Scroll down to the bottom where the incumbents are shown on a gold background. The most senior puisne justice on the Court is Justice Abella, appointed in 2004. After that, the remaining eight justices, including the Chief Justice, were all appointed since 2011. So, eight of the nine justices appointed in the past seven years.
There’s more there than just a fixed retirement age. In Canada, they don’t seem to consider that they have to stay on until their retirement age at 75. Many retire earlier than required, often after ten or fifteen years.
By contrast, if you take a look at the list for the US Court, four were appointed before the most senior Canadian judge (Abella, appointed in 2004), and eight were appointed prior to the second most senior Canadian judge (Moldaver, appointed in 2004).
Those stats show quite a different turn-over rate.
To put the non-partisan nature of the SCC in context, 6 out of the 9 judges on the Supreme Court were appointed by a Prime Minister I absolutely loathed, who lead a party I doubt I would ever vote for.

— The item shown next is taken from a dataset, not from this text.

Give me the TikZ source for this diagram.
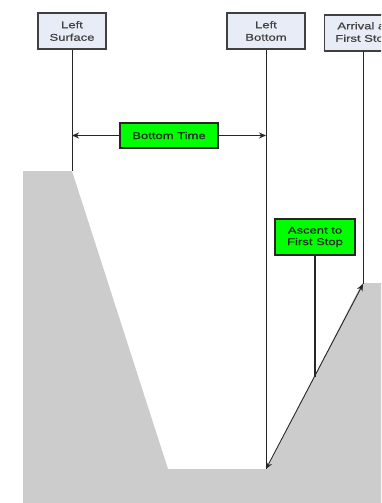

It doesn’t bother me in the slightest that 66% of the SCC were appointed by this PM, though, because of how thoroughly non-partisan Canadian judges are.
For an American audience, imagine that 6/9 judges were appointed by Bush or Obama (depending on your political leaning) and this not making any difference to how the US Supreme Court would decide cases.
It’s mixture. some just retire, but others keep doing things. From that list:
La Forest has been counsel to a large law firm in New Brunswick, but he’s 90 + now, so likely slowing down;
L’Heureux-Dubé has been very active, including chairing a commission a while ago on the appropriate salary levels for Provincial Court judges;
Cory - haven’t heard much about him lately (90+), but he played an important role in the work in Northern Ireland, in the post-Good Friday accord, investigating abuses by the Royal Ulster Constabulary;
McLachlin has been nominated to sit on the highest court in Hong Kong; I think the nomination is going through the confirmation process; she’s also published a detective novel;
Stevenson - haven’t heard anything about him for years;
Iacobucci is still active; has sat on a couple of commissions of inquiry into police violence in Toronto;
Major - I think is senior counsel in a law firm in Alberta; I saw him get an award at a Canadian Bar Association event a few years ago, and he looks pretty hearty;
Bastarache - has written a book on language rights;
Binnie - with a boutique litigation law firm in Toronto, and also sitting as an arbitrator; got appointed by the New Zealand government a few years ago to investigate something, then got in a fight with the NZ Gov’t that didn’t like his report;
Arbour - appointed by the Sec Gen of the United Nations as his “Special Representative for International Migration” ;
LeBel - haven’t heard much about him since he retired;
Deschamps - ditto
Fish - ditto
Charron - ditto
Rothstein - I saw his retirement speech (streamed by the SCC) and he said he was looking for work, as he hated bridge and golf; don’t know if he’s found any;
Cromwell - joined a big firm as counsel and has said he wants to work on improving access to justice, particularly in family law matters.